6.7. Le temps de la fiction pour P. Ricœur.

Comme nous le verrons dans la partie consacrée au temps, notre travail se divise en deux parties:

Dans la première partie, nous appliquerons la méthode de P. Ricœur exposée dans les trois tomes de Temps et récit.

P. Ricœur part de ce postulat: les apories temporelles auxquelles se sont heurtées tant de philosophes depuis l'Antiquité, à cause de la nature insaisissable du temps, trouvent une part de réponse dans les fictions romanesques:

‘La spéculation sur le temps est une rumination inconclusive à laquelle seule réplique l'activité narrative...La mise en intrigue, dirons-nous plus loin, répond à l'aporie spéculative par un faire poétique capable certes d'éclaircir…l'aporie, mais non de la résoudre théoriquement. (1983 : 21) ’

Dans le deuxième texte de Désert nous pouvons dire que Lalla se trouve confrontée à une "problématique" qui se résume ainsi:

‘Mais Lalla ne reste jamais très longtemps avec le Hartani, parce qu'il y a toujours un moment où son visage semble se fermer…C'est terrible, parce que Lalla voudrait bien retenir le temps où le Hartani avait l'air heureux, son sourire, la lumière qui brillait dans ses yeux. p135’

Le fait qu'il soit impossible de retenir le temps, et que la perspective d'un temps permanent soit inaccessible, constitue la difficulté que rencontre Lalla.

Pour résoudre en partie cette difficulté, Lalla cherche un temps qui certes passe, mais longuement et lentement: nous avons décidé d'appeler ce temps "le temps duratif".

Ainsi quand l'homme au veston vient une deuxième fois chez sa tante pour la demander en mariage, Lalla s'échappe vers les collines où elle sent que "tout son corps devenait semblable à celui d'une géante, qui vivrait très longuement, très lentement":

‘L'homme se trompe sur son regard, il fait un pas vers elle, en tendant les cadeaux.
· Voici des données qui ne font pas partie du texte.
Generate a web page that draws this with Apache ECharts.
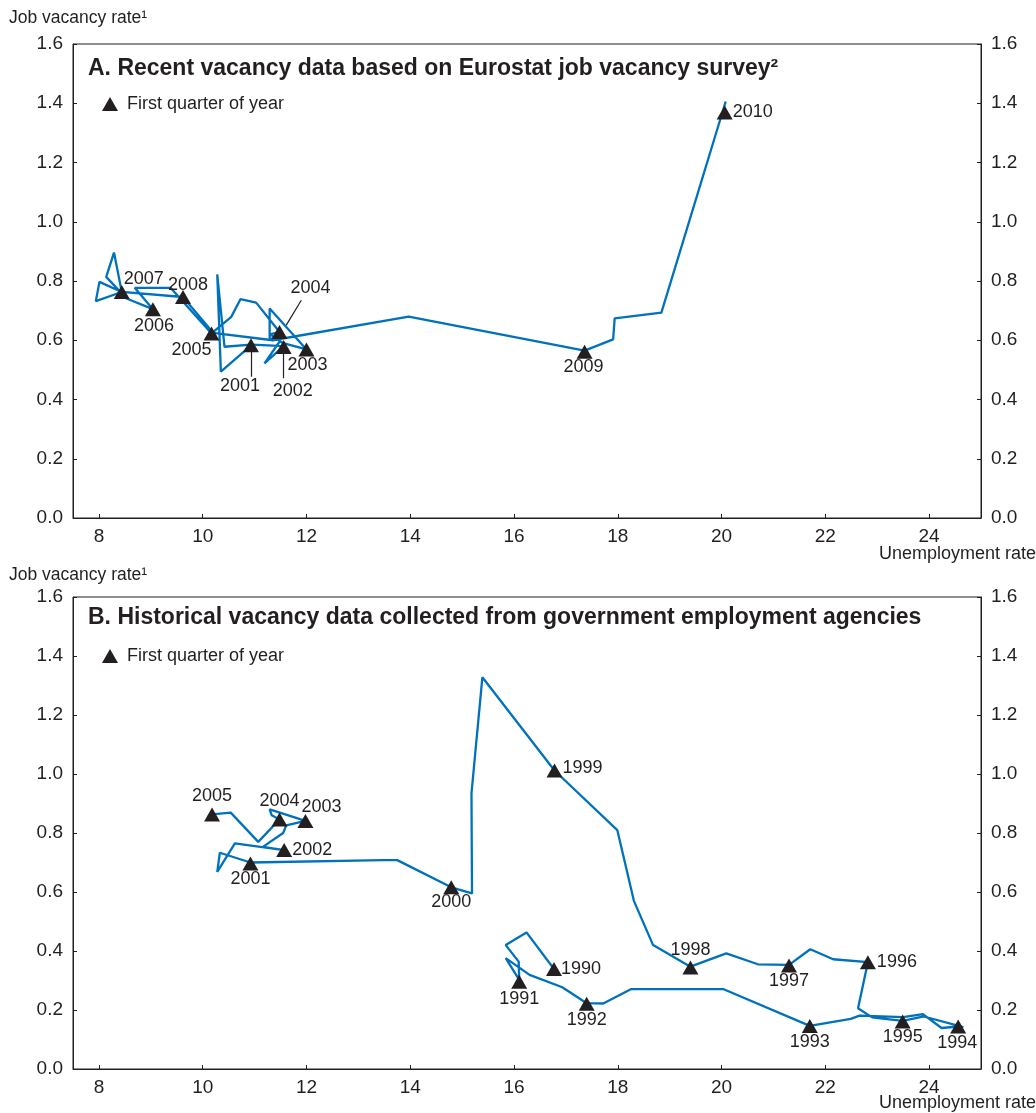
<!DOCTYPE html>
<html>
<head>
<meta charset="utf-8">
<script src="https://cdn.jsdelivr.net/npm/echarts@6/dist/echarts.min.js"></script>
<style>
html,body{margin:0;padding:0;background:#fff;}
#chart{width:1036px;height:1113px;}
</style>
</head>
<body>
<div id="chart"></div>
<script>
// ---------- data ----------
const xTicks = [8, 10, 12, 14, 16, 18, 20, 22, 24];

// Panel A: line path (unemployment rate, vacancy rate)
const aLine = [
  [10.93,0.585],[10.42,0.578],[10.28,0.822],[10.35,0.494],[10.95,0.585],
  [11.56,0.580],[11.19,0.522],[11.50,0.600],[11.29,0.606],[11.29,0.707],
  [12.00,0.569],[11.55,0.590],[11.30,0.620],[11.48,0.628],[11.03,0.727],
  [10.73,0.739],[10.55,0.679],[10.17,0.623],[9.38,0.777],[8.69,0.777],
  [9.04,0.705],[8.53,0.741],[8.14,0.814],[8.29,0.896],[8.44,0.763],
  [8.01,0.797],[7.94,0.732],[8.44,0.763],[9.62,0.746],[10.20,0.625],
  [11.35,0.600],[13.97,0.680],[17.36,0.565],[17.91,0.603],[17.94,0.674],
  [18.84,0.693],[20.08,1.406]
];
// Panel A: first-quarter markers
const aYears = ['2001','2002','2003','2004','2005','2006','2007','2008','2009','2010'];
const aU = [10.93, 11.56, 12.00, 11.48, 10.17, 9.04, 8.44, 9.62, 17.36, 20.06];
const aV = [0.583, 0.577, 0.569, 0.628, 0.623, 0.705, 0.763, 0.746, 0.561, 1.369];
// Panel A: leader lines for labels
const aLeaders = [
  [[10.93,0.561],[10.93,0.477]],
  [[11.56,0.556],[11.56,0.472]],
  [[11.61,0.651],[11.90,0.735]]
];

// Panel B: line path
const bLine = [
  [16.77,0.339],[16.24,0.463],[15.84,0.420],[16.09,0.364],[16.10,0.302],
  [15.84,0.376],[16.30,0.319],[16.93,0.277],[17.40,0.223],[17.72,0.222],
  [18.26,0.271],[20.03,0.271],[21.70,0.146],[22.49,0.170],[22.66,0.181],
  [23.50,0.176],[23.88,0.186],[24.24,0.139],[24.56,0.144],[24.66,0.142],
  [23.90,0.178],[23.49,0.163],[22.90,0.175],[22.63,0.206],[22.82,0.362],
  [22.15,0.372],[21.71,0.406],[21.30,0.353],[20.70,0.355],[20.09,0.392],
  [19.40,0.347],[18.68,0.420],[18.31,0.570],[17.99,0.810],[16.78,1.012],
  [15.39,1.328],[15.18,0.934],[15.19,0.595],[14.79,0.616],[13.75,0.708],
  [13.48,0.708],[10.92,0.700],[10.33,0.733],[10.28,0.668],[10.62,0.765],
  [11.57,0.742],[11.16,0.753],[11.55,0.800],[11.61,0.826],[11.98,0.841],
  [11.29,0.880],[11.33,0.860],[11.48,0.846],[11.07,0.770],[10.54,0.869],
  [10.18,0.863]
];
// Panel B: first-quarter markers
const bYears = ['1990','1991','1992','1993','1994','1995','1996','1997','1998','1999','2000','2001','2002','2003','2004','2005'];
const bU = [16.77, 16.10, 17.40, 21.70, 24.56, 23.49, 22.82, 21.30, 19.40, 16.78, 14.79, 10.92, 11.57, 11.98, 11.48, 10.18];
const bV = [0.339, 0.296, 0.221, 0.146, 0.144, 0.161, 0.362, 0.351, 0.344, 1.012, 0.616, 0.697, 0.742, 0.841, 0.846, 0.863];

// ---------- styles ----------
const FONT = '"Liberation Sans", Arial, Helvetica, sans-serif';
const INK = '#231f20';
const BLUE = '#0071bc';
const LEGEND_NAME = 'First quarter of year';

// label offsets (px, text centre relative to marker centre)
const aLabelOffset = {
  '2001':[-11,41],'2002':[9,44],'2003':[1,16],'2004':[31,-44],'2005':[-20,17],
  '2006':[1,17],'2007':[22,-13],'2008':[5,-12],'2009':[-1,15],'2010':[28,0]
};
const bLabelOffset = {
  '1990':[27,0],'1991':[0,17],'1992':[0,16],'1993':[0,16],'1994':[-1,17],
  '1995':[0,16],'1996':[29,0],'1997':[0,16],'1998':[0,-17],'1999':[28,-2],
  '2000':[0,15],'2001':[0,16],'2002':[28,0],'2003':[16,-14],'2004':[0,-18],'2005':[0,-18]
};

function markerData(years, u, v, offs) {
  return years.map((y, i) => ({ name: y, value: [u[i], v[i]], label: { offset: offs[y] } }));
}

function xAxis(gridIndex) {
  return {
    type: 'value', gridIndex, min: 7.5, max: 25,
    axisLine: { show: true, onZero: false, lineStyle: { color: INK, width: 1 } },
    axisTick: { show: true, inside: true, length: 4, customValues: xTicks, lineStyle: { color: INK } },
    axisLabel: { customValues: xTicks, color: INK, fontSize: 19, fontFamily: FONT, margin: 9 },
    splitLine: { show: false }
  };
}
function yAxis(gridIndex, position) {
  return {
    type: 'value', gridIndex, position, min: 0, max: 1.6, interval: 0.2,
    axisLine: { show: true, onZero: false, lineStyle: { color: INK, width: 1 } },
    axisTick: { show: true, inside: true, length: 4, lineStyle: { color: INK } },
    axisLabel: { color: INK, fontSize: 19, fontFamily: FONT, margin: 10, formatter: v => v.toFixed(1) },
    splitLine: { show: false }
  };
}
function textTitle(text, pos, size, bold) {
  return Object.assign({
    text, padding: 0,
    textStyle: { color: INK, fontSize: size, fontWeight: bold ? 'bold' : 'normal', fontFamily: FONT }
  }, pos);
}
function legend(top) {
  return {
    data: [LEGEND_NAME], left: 102, top, padding: 0, icon: 'triangle',
    itemWidth: 16, itemHeight: 14, itemGap: 10, selectedMode: false,
    itemStyle: { color: INK, opacity: 1 },
    textStyle: { color: INK, fontSize: 18, fontFamily: FONT, padding: [0, 0, 0, 4] }
  };
}
const markerLabel = {
  show: true, position: 'inside', formatter: p => p.name,
  color: INK, opacity: 1, fontSize: 18, fontFamily: FONT, align: 'center', verticalAlign: 'middle'
};

const option = {
  animation: false,
  backgroundColor: '#ffffff',
  title: [
    textTitle('A. Recent vacancy data based on Eurostat job vacancy survey\u00B2', { left: 88, top: 57 }, 23, true),
    textTitle('B. Historical vacancy data collected from government employment agencies', { left: 88, top: 606 }, 23, true),
    textTitle('Job vacancy rate\u00B9', { left: 9, top: 9 }, 17.5, false),
    textTitle('Job vacancy rate\u00B9', { left: 9, top: 566 }, 17.5, false),
    textTitle('Unemployment rate', { right: 0, top: 545 }, 18, false),
    textTitle('Unemployment rate', { right: 0, top: 1094 }, 18, false)
  ],
  legend: [legend(95), legend(647)],
  grid: [
    { left: 73, right: 55, top: 44, height: 474, show: true, borderColor: INK, borderWidth: 1 },
    { left: 73, right: 55, top: 597, height: 472, show: true, borderColor: INK, borderWidth: 1 }
  ],
  xAxis: [xAxis(0), xAxis(1)],
  yAxis: [yAxis(0, 'left'), yAxis(0, 'right'), yAxis(1, 'left'), yAxis(1, 'right')],
  series: [
    {
      type: 'line', xAxisIndex: 0, yAxisIndex: 0, data: aLine, showSymbol: false, symbol: 'none',
      lineStyle: { color: BLUE, width: 2.3 }, z: 2, silent: true
    },
    {
      type: 'scatter', name: LEGEND_NAME, xAxisIndex: 0, yAxisIndex: 0,
      data: markerData(aYears, aU, aV, aLabelOffset),
      symbol: 'triangle', symbolSize: [16, 14], itemStyle: { color: INK, opacity: 1 }, z: 3,
      label: markerLabel,
      markLine: {
        silent: true, symbol: ['none', 'none'], label: { show: false },
        lineStyle: { color: INK, width: 1.2, type: 'solid', opacity: 1 },
        data: aLeaders.map(s => [{ coord: s[0] }, { coord: s[1] }])
      }
    },
    {
      type: 'line', xAxisIndex: 1, yAxisIndex: 2, data: bLine, showSymbol: false, symbol: 'none',
      lineStyle: { color: BLUE, width: 2.3 }, z: 2, silent: true
    },
    {
      type: 'scatter', name: LEGEND_NAME, xAxisIndex: 1, yAxisIndex: 2,
      data: markerData(bYears, bU, bV, bLabelOffset),
      symbol: 'triangle', symbolSize: [16, 14], itemStyle: { color: INK, opacity: 1 }, z: 3,
      label: markerLabel
    }
  ]
};

const chart = echarts.init(document.getElementById('chart'), null, { renderer: 'canvas' });
chart.setOption(option);
</script>
</body>
</html>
Mais Lalla bondit aussi vite qu'elle peut, elle s'en va en courant, sans se retourner, jusqu'à ce qu'elle sente sous ses pieds le sable du sentier qui mène vers les collines de pierres… Chaque fois que Lalla arrive dans ce pays, elle sent qu'elle n'appartient plus au même monde, comme si le temps et l'espace devenaient plus grands, comme si la lumière ardente du ciel entrait dans ses poumons et les dilatait, et que tout son corps devenait semblable à celui d'une géante, qui vivrait très longuement, très lentement. p199 ’

Donc, faute de temps permanent, c'est le temps duratif que Lalla cherche et convoite.

De même que cette difficulté est résolue partiellement avec l'emploi abondant d'expressions relatives à ce temps qui dure comme lentement, et longuement, mais aussi d'expressions référant à l'itérativité comme quelquefois, chaque fois, souvent...qui, selon nous, contiennent une certaine idée de durativité, (ou en lien avec le temps duratif).

Pour résume disons que:

Pour ce qui concerne les temps verbaux, nous verrons un peu plus loin qu'une théorie comme celle de H. Weinrich (1973) se heurte à des difficultés inhérentes à son postulat selon lequel une fiction romanesque (le monde raconté) n'accepte jamais les temps verbaux comme le présent, et le futur de l'indicatif (le monde commenté); or le premier texte de Désert s'inscrit en faux contre cette hypothèse, puisque des temps verbaux comme l'imparfait, ou le passé simple peuvent se combiner à des temps verbaux comme le présent de l'indicatif.

De même que nous nous appuierons sur certaines théories de la temporalité verbale du français comme celle de C. Vet (1980), et de A. Molendijk (1990) qui nous permettront de démontrer que l'imparfait et le présent de l'indicatif -les deux temps verbaux de base dans les deux textes de Désert- se partagent plusieurs points en commun que nous aurons à exposer un peu plus loin.

Enfin si nous avons choisi de nous appuyer sur la théorie de P. Ricœur -parmi tant d'autres- c'est parce qu'elle a démontré que des trois Mimésis, c'est dans Mimésis II 30 où les jeux avec le temps sont possibles avec les temps verbaux et le temps tel que vécu par les personnages.

Notes
29.

Conjonction renvoie à la sémiotique de A J. Greimas.

30.

Nous verrons dans la partie consacrée au temps ce que recouvrent ces trois Mimésis.